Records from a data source
◆ ◆ ◆

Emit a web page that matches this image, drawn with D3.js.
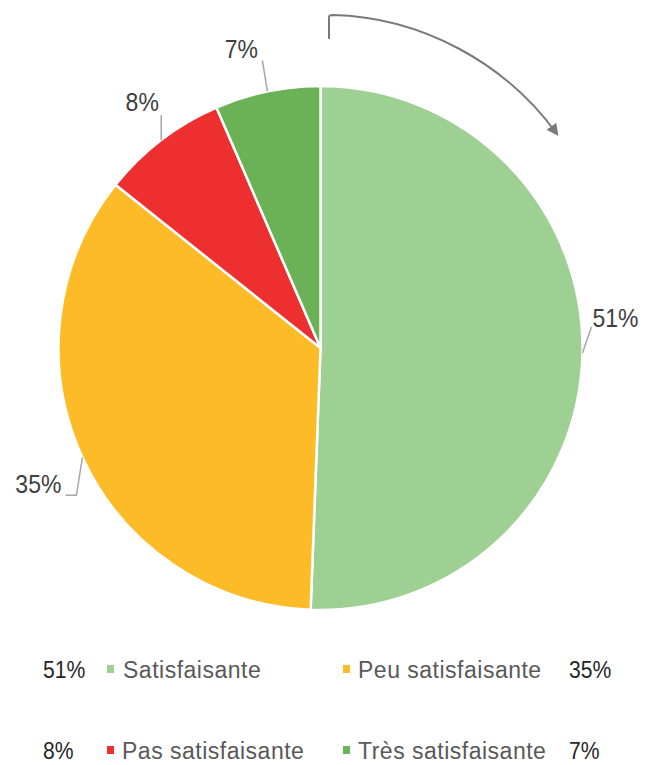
<!DOCTYPE html>
<html><head><meta charset="utf-8">
<script src="https://cdn.jsdelivr.net/npm/d3@7"></script>
<style>body{margin:0;background:#fff}svg{display:block}text{font-family:"Liberation Sans",Arial,sans-serif}</style>
</head><body>
<script>
const categories = ["Satisfaisante", "Peu satisfaisante", "Pas satisfaisante", "Très satisfaisante"];
const values = [50.6, 35.1, 7.8, 6.5];
const pctLabels = ["51%", "35%", "8%", "7%"];
const colors = ["#9DD092", "#FDBB27", "#EE2F2F", "#6BB155"];

const W = 645, H = 765;
const cx = 320.5, cy = 348, R = 262;
const svg = d3.select("body").append("svg").attr("width", W).attr("height", H);

const pie = d3.pie().sort(null).value(d => d).startAngle(0).endAngle(2 * Math.PI);
const arcs = pie(values);
const arc = d3.arc().innerRadius(0).outerRadius(R);
const g = svg.append("g").attr("transform", `translate(${cx},${cy})`);
g.selectAll("path.slice").data(arcs).enter().append("path")
  .attr("d", arc).attr("fill", (d, i) => colors[i])
  .attr("stroke", "#fff").attr("stroke-width", 2.5).attr("stroke-linejoin", "round");

// data labels with leader lines (layout per slice)
const labelLayout = [
  {elbow: [[9, -26]], text: [10, -26], anchor: "start"},
  {elbow: [[-6, 38], [-17, 38]], text: [-21, 36], anchor: "end"},
  {elbow: [[0, -25]], text: [-19, -29], anchor: "middle"},
  {elbow: [[-5, -31]], text: [-26, -33], anchor: "middle"}
];
arcs.forEach((d, i) => {
  const a = (d.startAngle + d.endAngle) / 2;
  const px = Math.sin(a) * R, py = -Math.cos(a) * R;
  const L = labelLayout[i];
  const pts = [[px, py]].concat(L.elbow.map(e => [px + e[0], py + e[1]]));
  g.append("path").attr("d", d3.line()(pts)).attr("fill", "none")
    .attr("stroke", "#a6a6a6").attr("stroke-width", 1.5);
  g.append("text")
    .attr("transform", `translate(${px + L.text[0]},${py + L.text[1]}) scale(0.92,1)`)
    .attr("text-anchor", L.anchor).attr("font-size", 25).attr("fill", "#404040")
    .text(pctLabels[i]);
});

// direction arrow
const defs = svg.append("defs");
defs.append("marker").attr("id", "ah").attr("viewBox", "0 0 10 10").attr("refX", 8).attr("refY", 5)
  .attr("markerWidth", 6).attr("markerHeight", 6).attr("markerUnits", "strokeWidth").attr("orient", "auto")
  .append("path").attr("d", "M0,0 L10,5 L0,10 Z").attr("fill", "#7a7a7a");
const ap = d3.path();
ap.moveTo(329, 39); ap.lineTo(329, 17); ap.quadraticCurveTo(329, 15, 333, 15);
ap.bezierCurveTo(420, 17, 505, 62, 557, 134);
svg.append("path").attr("d", ap.toString()).attr("fill", "none")
  .attr("stroke", "#7a7a7a").attr("stroke-width", 2).attr("marker-end", "url(#ah)");

// legend
const legPos = [
  {x: 43, y: 678, sq: 107, tx: 123},
  {x: 569, y: 678, sq: 343, tx: 358},
  {x: 43, y: 759, sq: 107, tx: 122},
  {x: 569, y: 759, sq: 343, tx: 358}
];
categories.forEach((c, i) => {
  const p = legPos[i];
  svg.append("text").attr("transform", `translate(${p.x},${p.y}) scale(0.88,1)`)
    .attr("font-size", 24).attr("fill", "#262626").text(pctLabels[i]);
  svg.append("rect").attr("x", p.sq).attr("y", p.y - 13).attr("width", 7).attr("height", 8).attr("fill", colors[i]);
  svg.append("text").attr("x", p.tx).attr("y", p.y).attr("font-size", 23)
    .attr("letter-spacing", 0.5).attr("fill", "#595959").text(c);
});
</script>
</body></html>
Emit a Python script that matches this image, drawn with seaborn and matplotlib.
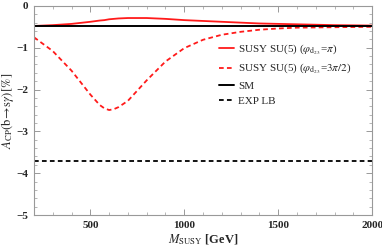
import numpy as np
import pandas as pd
import seaborn as sns
import matplotlib.pyplot as plt
from matplotlib.ticker import MultipleLocator

sns.set_style("ticks")
plt.rcParams['font.family'] = ['Liberation Serif', 'DejaVu Serif']
plt.rcParams['mathtext.fontset'] = 'stix'

# values
m_susy = [200, 300, 400, 500, 550, 575, 600, 625, 650, 700, 800, 900, 1000, 1100,
          1200, 1300, 1400, 1500, 1600, 1800, 2000]
acp_pi = [-0.48, -0.46, -0.43, -0.38, -0.35, -0.34, -0.32, -0.31, -0.30, -0.29, -0.29, -0.31,
          -0.34, -0.36, -0.38, -0.40, -0.42, -0.43, -0.44, -0.46, -0.47]
acp_3pi2 = [-0.75, -1.08, -1.55, -2.12, -2.37, -2.45, -2.49, -2.47, -2.42, -2.27, -1.78, -1.33,
            -1.01, -0.81, -0.69, -0.62, -0.57, -0.54, -0.52, -0.51, -0.50]
sm_value = -0.48
exp_lb = -3.7

labels = [r'SUSY SU(5) ($\varphi_{\mathrm{d}_{23}}$=$\pi$)',
          r'SUSY SU(5) ($\varphi_{\mathrm{d}_{23}}$=$3\pi/2$)',
          'SM', 'EXP LB']

df = pd.DataFrame({'m': m_susy, 'pi': acp_pi, 'tpi': acp_3pi2})
df['sm'] = sm_value
df['exp'] = exp_lb

fig = plt.figure(figsize=(3.82, 2.46), dpi=100)
ax = fig.add_axes([0.089, 0.126, 0.885, 0.85])

sns.lineplot(data=df, x='m', y='pi', ax=ax, color='#ff1a1a', lw=1.3, label=labels[0])
sns.lineplot(data=df, x='m', y='tpi', ax=ax, color='#ff1a1a', lw=1.3,
             dashes=(2.6, 1.8), label=labels[1])
sns.lineplot(data=df, x='m', y='sm', ax=ax, color='black', lw=1.4, label=labels[2])
sns.lineplot(data=df, x='m', y='exp', ax=ax, color='black', lw=1.3,
             dashes=(2.6, 1.8), label=labels[3])

ax.set_xlim(200, 2000)
ax.set_ylim(-5, 0)
ax.xaxis.set_major_locator(MultipleLocator(500))
ax.xaxis.set_minor_locator(MultipleLocator(100))
ax.yaxis.set_major_locator(MultipleLocator(1))
ax.yaxis.set_minor_locator(MultipleLocator(0.2))
ax.tick_params(which='both', direction='in', top=True, right=True, color='#999999')
ax.tick_params(which='major', length=4, width=0.7, labelsize=8, pad=4)
ax.tick_params(which='minor', length=2, width=0.5)
ax.set_xticks([500, 1000, 1500, 2000])
ax.set_xticklabels(['500', '1000', '1500', '2000'], fontweight='bold')
ax.set_yticks([0, -1, -2, -3, -4, -5])
ax.set_yticklabels(['0', '\u22121', '\u22122', '\u22123', '\u22124', '\u22125'], fontweight='bold')
for s in ax.spines.values():
    s.set_color('#999999')
    s.set_linewidth(0.8)

ax.set_xlabel(r'$M_{\mathrm{SUSY}}$ [GeV]', fontsize=9, fontweight='bold', labelpad=2)
ax.set_ylabel(r'$A_{\mathrm{CP}}(\mathrm{b}\!\to\! \mathrm{s}\gamma)\,[\%]$', fontsize=9)
ax.yaxis.set_label_coords(-0.052, 0.5)

ax.legend(loc='upper left', bbox_to_anchor=(0.535, 0.845), frameon=False, fontsize=8,
          handlelength=1.3, handletextpad=0.4, labelspacing=0.45, borderaxespad=0)

fig.savefig('out.png', dpi=100)
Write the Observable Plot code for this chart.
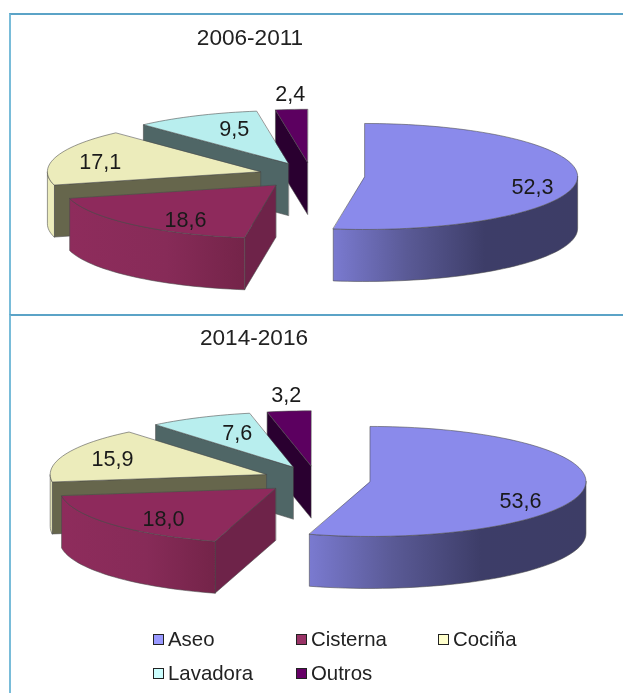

◆ ◆ ◆

▶ What needs to be done: Transcribe the listing in full. Omit the pictures and keep every line exact.

▶ Exercise output:
Emit a web page that matches this image, drawn with D3.js.
<!DOCTYPE html>
<html><head><meta charset="utf-8">
<script src="https://cdn.jsdelivr.net/npm/d3@7"></script>
<style>body{margin:0;background:#fff}svg{display:block}text{font-family:"Liberation Sans",Arial,sans-serif}</style>
</head><body>
<script>
const categories = ["Satisfaisante", "Peu satisfaisante", "Pas satisfaisante", "Très satisfaisante"];
const values = [50.6, 35.1, 7.8, 6.5];
const pctLabels = ["51%", "35%", "8%", "7%"];
const colors = ["#9DD092", "#FDBB27", "#EE2F2F", "#6BB155"];

const W = 645, H = 765;
const cx = 320.5, cy = 348, R = 262;
const svg = d3.select("body").append("svg").attr("width", W).attr("height", H);

const pie = d3.pie().sort(null).value(d => d).startAngle(0).endAngle(2 * Math.PI);
const arcs = pie(values);
const arc = d3.arc().innerRadius(0).outerRadius(R);
const g = svg.append("g").attr("transform", `translate(${cx},${cy})`);
g.selectAll("path.slice").data(arcs).enter().append("path")
  .attr("d", arc).attr("fill", (d, i) => colors[i])
  .attr("stroke", "#fff").attr("stroke-width", 2.5).attr("stroke-linejoin", "round");

// data labels with leader lines (layout per slice)
const labelLayout = [
  {elbow: [[9, -26]], text: [10, -26], anchor: "start"},
  {elbow: [[-6, 38], [-17, 38]], text: [-21, 36], anchor: "end"},
  {elbow: [[0, -25]], text: [-19, -29], anchor: "middle"},
  {elbow: [[-5, -31]], text: [-26, -33], anchor: "middle"}
];
arcs.forEach((d, i) => {
  const a = (d.startAngle + d.endAngle) / 2;
  const px = Math.sin(a) * R, py = -Math.cos(a) * R;
  const L = labelLayout[i];
  const pts = [[px, py]].concat(L.elbow.map(e => [px + e[0], py + e[1]]));
  g.append("path").attr("d", d3.line()(pts)).attr("fill", "none")
    .attr("stroke", "#a6a6a6").attr("stroke-width", 1.5);
  g.append("text")
    .attr("transform", `translate(${px + L.text[0]},${py + L.text[1]}) scale(0.92,1)`)
    .attr("text-anchor", L.anchor).attr("font-size", 25).attr("fill", "#404040")
    .text(pctLabels[i]);
});

// direction arrow
const defs = svg.append("defs");
defs.append("marker").attr("id", "ah").attr("viewBox", "0 0 10 10").attr("refX", 8).attr("refY", 5)
  .attr("markerWidth", 6).attr("markerHeight", 6).attr("markerUnits", "strokeWidth").attr("orient", "auto")
  .append("path").attr("d", "M0,0 L10,5 L0,10 Z").attr("fill", "#7a7a7a");
const ap = d3.path();
ap.moveTo(329, 39); ap.lineTo(329, 17); ap.quadraticCurveTo(329, 15, 333, 15);
ap.bezierCurveTo(420, 17, 505, 62, 557, 134);
svg.append("path").attr("d", ap.toString()).attr("fill", "none")
  .attr("stroke", "#7a7a7a").attr("stroke-width", 2).attr("marker-end", "url(#ah)");

// legend
const legPos = [
  {x: 43, y: 678, sq: 107, tx: 123},
  {x: 569, y: 678, sq: 343, tx: 358},
  {x: 43, y: 759, sq: 107, tx: 122},
  {x: 569, y: 759, sq: 343, tx: 358}
];
categories.forEach((c, i) => {
  const p = legPos[i];
  svg.append("text").attr("transform", `translate(${p.x},${p.y}) scale(0.88,1)`)
    .attr("font-size", 24).attr("fill", "#262626").text(pctLabels[i]);
  svg.append("rect").attr("x", p.sq).attr("y", p.y - 13).attr("width", 7).attr("height", 8).attr("fill", colors[i]);
  svg.append("text").attr("x", p.tx).attr("y", p.y).attr("font-size", 23)
    .attr("letter-spacing", 0.5).attr("fill", "#595959").text(c);
});
</script>
</body></html>
Emit a Python script that matches this image, drawn with seaborn and matplotlib.
import numpy as np
import pandas as pd
import seaborn as sns
import matplotlib.pyplot as plt
from matplotlib.ticker import MultipleLocator

sns.set_style("ticks")
plt.rcParams['font.family'] = ['Liberation Serif', 'DejaVu Serif']
plt.rcParams['mathtext.fontset'] = 'stix'

# values
m_susy = [200, 300, 400, 500, 550, 575, 600, 625, 650, 700, 800, 900, 1000, 1100,
          1200, 1300, 1400, 1500, 1600, 1800, 2000]
acp_pi = [-0.48, -0.46, -0.43, -0.38, -0.35, -0.34, -0.32, -0.31, -0.30, -0.29, -0.29, -0.31,
          -0.34, -0.36, -0.38, -0.40, -0.42, -0.43, -0.44, -0.46, -0.47]
acp_3pi2 = [-0.75, -1.08, -1.55, -2.12, -2.37, -2.45, -2.49, -2.47, -2.42, -2.27, -1.78, -1.33,
            -1.01, -0.81, -0.69, -0.62, -0.57, -0.54, -0.52, -0.51, -0.50]
sm_value = -0.48
exp_lb = -3.7

labels = [r'SUSY SU(5) ($\varphi_{\mathrm{d}_{23}}$=$\pi$)',
          r'SUSY SU(5) ($\varphi_{\mathrm{d}_{23}}$=$3\pi/2$)',
          'SM', 'EXP LB']

df = pd.DataFrame({'m': m_susy, 'pi': acp_pi, 'tpi': acp_3pi2})
df['sm'] = sm_value
df['exp'] = exp_lb

fig = plt.figure(figsize=(3.82, 2.46), dpi=100)
ax = fig.add_axes([0.089, 0.126, 0.885, 0.85])

sns.lineplot(data=df, x='m', y='pi', ax=ax, color='#ff1a1a', lw=1.3, label=labels[0])
sns.lineplot(data=df, x='m', y='tpi', ax=ax, color='#ff1a1a', lw=1.3,
             dashes=(2.6, 1.8), label=labels[1])
sns.lineplot(data=df, x='m', y='sm', ax=ax, color='black', lw=1.4, label=labels[2])
sns.lineplot(data=df, x='m', y='exp', ax=ax, color='black', lw=1.3,
             dashes=(2.6, 1.8), label=labels[3])

ax.set_xlim(200, 2000)
ax.set_ylim(-5, 0)
ax.xaxis.set_major_locator(MultipleLocator(500))
ax.xaxis.set_minor_locator(MultipleLocator(100))
ax.yaxis.set_major_locator(MultipleLocator(1))
ax.yaxis.set_minor_locator(MultipleLocator(0.2))
ax.tick_params(which='both', direction='in', top=True, right=True, color='#999999')
ax.tick_params(which='major', length=4, width=0.7, labelsize=8, pad=4)
ax.tick_params(which='minor', length=2, width=0.5)
ax.set_xticks([500, 1000, 1500, 2000])
ax.set_xticklabels(['500', '1000', '1500', '2000'], fontweight='bold')
ax.set_yticks([0, -1, -2, -3, -4, -5])
ax.set_yticklabels(['0', '\u22121', '\u22122', '\u22123', '\u22124', '\u22125'], fontweight='bold')
for s in ax.spines.values():
    s.set_color('#999999')
    s.set_linewidth(0.8)

ax.set_xlabel(r'$M_{\mathrm{SUSY}}$ [GeV]', fontsize=9, fontweight='bold', labelpad=2)
ax.set_ylabel(r'$A_{\mathrm{CP}}(\mathrm{b}\!\to\! \mathrm{s}\gamma)\,[\%]$', fontsize=9)
ax.yaxis.set_label_coords(-0.052, 0.5)

ax.legend(loc='upper left', bbox_to_anchor=(0.535, 0.845), frameon=False, fontsize=8,
          handlelength=1.3, handletextpad=0.4, labelspacing=0.45, borderaxespad=0)

fig.savefig('out.png', dpi=100)
Write the Observable Plot code for this chart.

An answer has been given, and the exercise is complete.